Three factors drove convergence toward decoder-only:

  1. Simplicity. One architecture, one objective (next-token prediction), one training pipeline. Encoder-decoder requires managing two sets of parameters and cross-attention adds complexity.

  2. Scaling behavior. Decoder-only models show smoother scaling curves. The scaling laws of Kaplan et al. and Hoffmann et al. were derived for decoder-only architectures.

  3. Unification. With sufficient scale, decoder-only models handle classification (generate the label), extraction (generate the span), translation (generate the target), and reasoning (generate the chain). Specializing the architecture to the task becomes unnecessary.

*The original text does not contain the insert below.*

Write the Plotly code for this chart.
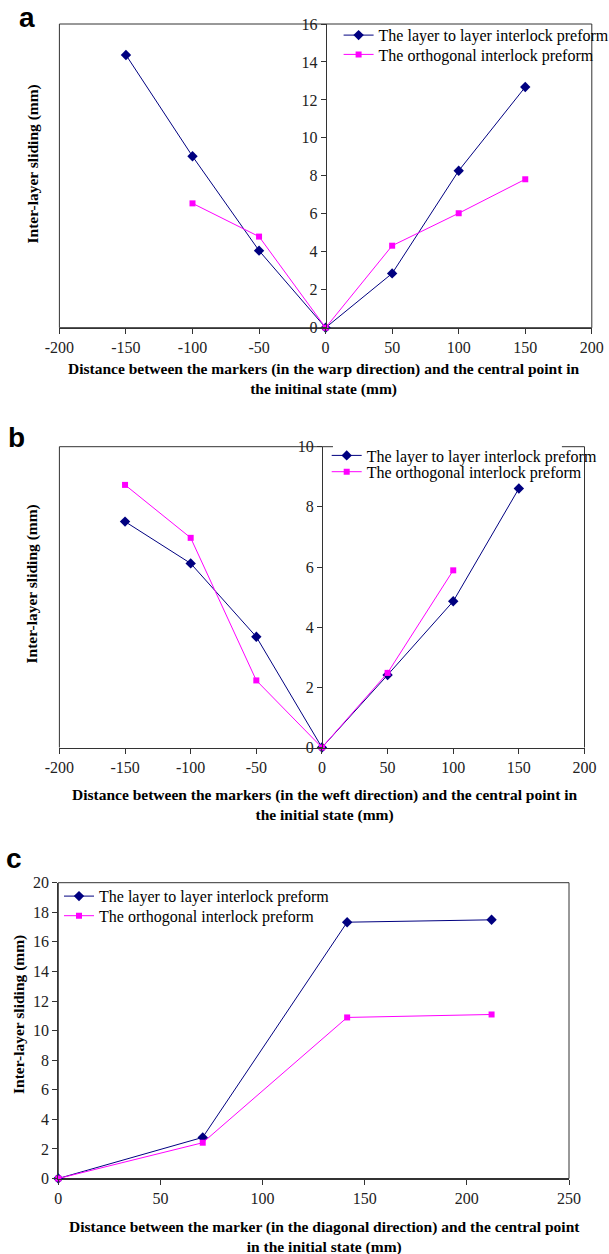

The cost is that decoder-only models are less parameter-efficient for pure understanding tasks. A BERT-base (110M parameters) fine-tuned for sentiment analysis outperforms a GPT-2-base (124M parameters) on the same task, because bidirectional attention extracts more information per parameter for classification.

Common Confusions

Watch Out

Encoder-only does not mean no generation is possible

You can build a generative model on top of BERT-style encoders. Masked language models can iteratively predict masked tokens (as in non-autoregressive generation). BERT itself is not autoregressive, but the encoder architecture is not inherently incompatible with generation. It is simply less natural and less effective than causal generation at scale.

Watch Out

Decoder-only models still encode the input

A decoder-only model processing a prompt is encoding that prompt into internal representations via causal attention. The distinction is not that GPT lacks an encoder. The distinction is that the encoding is causal (each token only sees prior tokens), whereas a dedicated encoder uses bidirectional attention. The prompt prefix in a decoder-only model serves as a pseudo-encoder.

Watch Out

Cross-attention is not the same as concatenating encoder and decoder inputs

Cross-attention uses the decoder's queries and the encoder's keys and values. This is distinct from simply concatenating the input and output sequences and running a single decoder. Cross-attention allows the decoder to attend to the full encoder representation at every layer, while concatenation forces the model to route information through causal attention over the concatenated sequence.

References

  1. Vaswani, A. et al. (2017). "Attention Is All You Need." NeurIPS 2017. (Original transformer with encoder-decoder architecture.)
  2. Devlin, J. et al. (2019). "BERT: Pre-training of Deep Bidirectional Transformers for Language Understanding." NAACL 2019. (Encoder-only, masked language modeling.)
  3. Radford, A. et al. (2019). "Language Models are Unsupervised Multitask Learners." (GPT-2, decoder-only autoregressive pretraining.)
  4. Raffel, C. et al. (2020). "Exploring the Limits of Transfer Learning with a Unified Text-to-Text Transformer." JMLR, 21(140), 1-67. (T5, encoder-decoder, text-to-text framework.)
  5. Brown, T. B. et al. (2020). "Language Models are Few-Shot Learners." NeurIPS 2020. (GPT-3, establishing decoder-only in-context learning.)
  6. Wang, A. et al. (2019). "SuperGLUE: A Stickier Benchmark for General-Purpose Language Understanding Systems." NeurIPS 2019. (Benchmark comparing encoder-only models on understanding tasks.)
  7. Tay, Y. et al. (2023). "UL2: Unifying Language Learning Paradigms." ICLR 2023. (Systematic comparison of pretraining objectives across architectures.)